All four silver neck-rings.
Late Iron Age silver treasures are among the most interesting archaeological find types in Northern Scandinavia. From Northern Finland alone there are five known silver deposits, and they are all dated between 1050-1200 AD. Similar silver neck-rings or fragments of them have been found from Tavajärvi and Lämsä in Kuusamo, Aatservainen in Salla and Lohijärvi in Ylitornio. Tavajärvi and Lämsä findings also contain axe-shaped silver pendants. Silver neck-rings have also been found from deposits, or places of sacrifice, in Norway and Sweden. Among these can be mentioned the following sites: Lenvik, Bothamn in Troms and Haukøy in Norway and Unna Sáiva and Karesuando Idivuoma in Sweden.
This exquisite silver pendant is part of the Nanguniemi silver treasure.
The research of Nanguniemi silver deposit has just begun, and thus the interpretation of the find is still open.

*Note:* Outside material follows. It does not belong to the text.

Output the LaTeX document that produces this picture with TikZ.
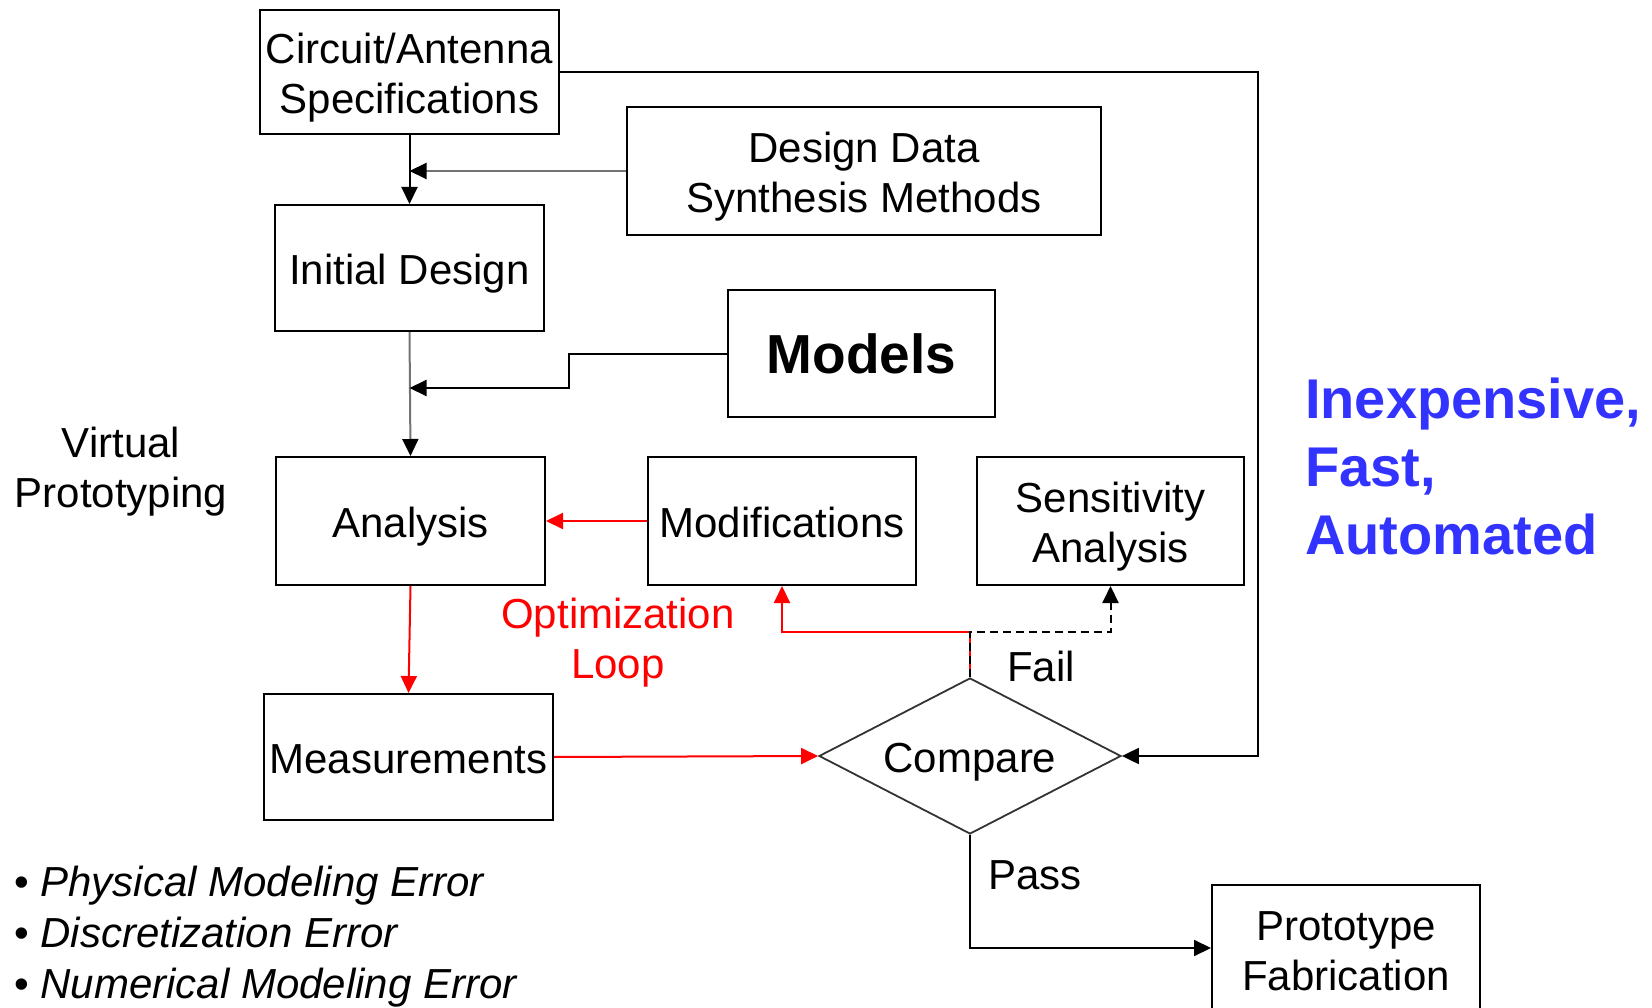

The fence of the deposit has consciously placed the rings in the cave where they were protected from snow, melting waters, sunlight and, of course, from other people. The site is probably a hiding-place. It lacks bone and antler material, and there are no signs whatsoever of it having been a sacrificial site. At this stage of research it is difficult to tell if the treasure has belonged to a local inhabitant or to a foreign trader in the wilderness. Quite another problem is to define the place or region where the rings have been manufactured. During the Late Iron Age the same kind of silver rings have been used both in east and west, in a region reaching from Estonia and Novgorod to Finland, Sweden and Norway.
After the first announcement of the discovery at the Sámi Museum Siida in Inari the silver rings of Nanguniemi were delivered to the National Board of Antiquities in Helsinki. It is a normal procedure, where the artefacts will be indexed and documented by researches and evaluated by conservators. Sámi Museum Siida has already sent a loan request to the National Board of Antiquities in order to get the silver deposit permanently in their exhibition.
Silversmith Petteri Laiti looking at the Nanguniemi silver pendant at Siida Press Conference on Sep 25th, 2003.
What are all these Japanese people do in Finland?
Ainu perhaps?
I agree. My first thought was that they had found an old mine.
There were a few other instance of awkward phrasing, so I'm guessing that the English translation was written by a Finn.
I gotta admit, I'd be tempted to rub those rings with a little silver polish to brighten 'em up some. But I suppose the archaeologists would probably frown on that.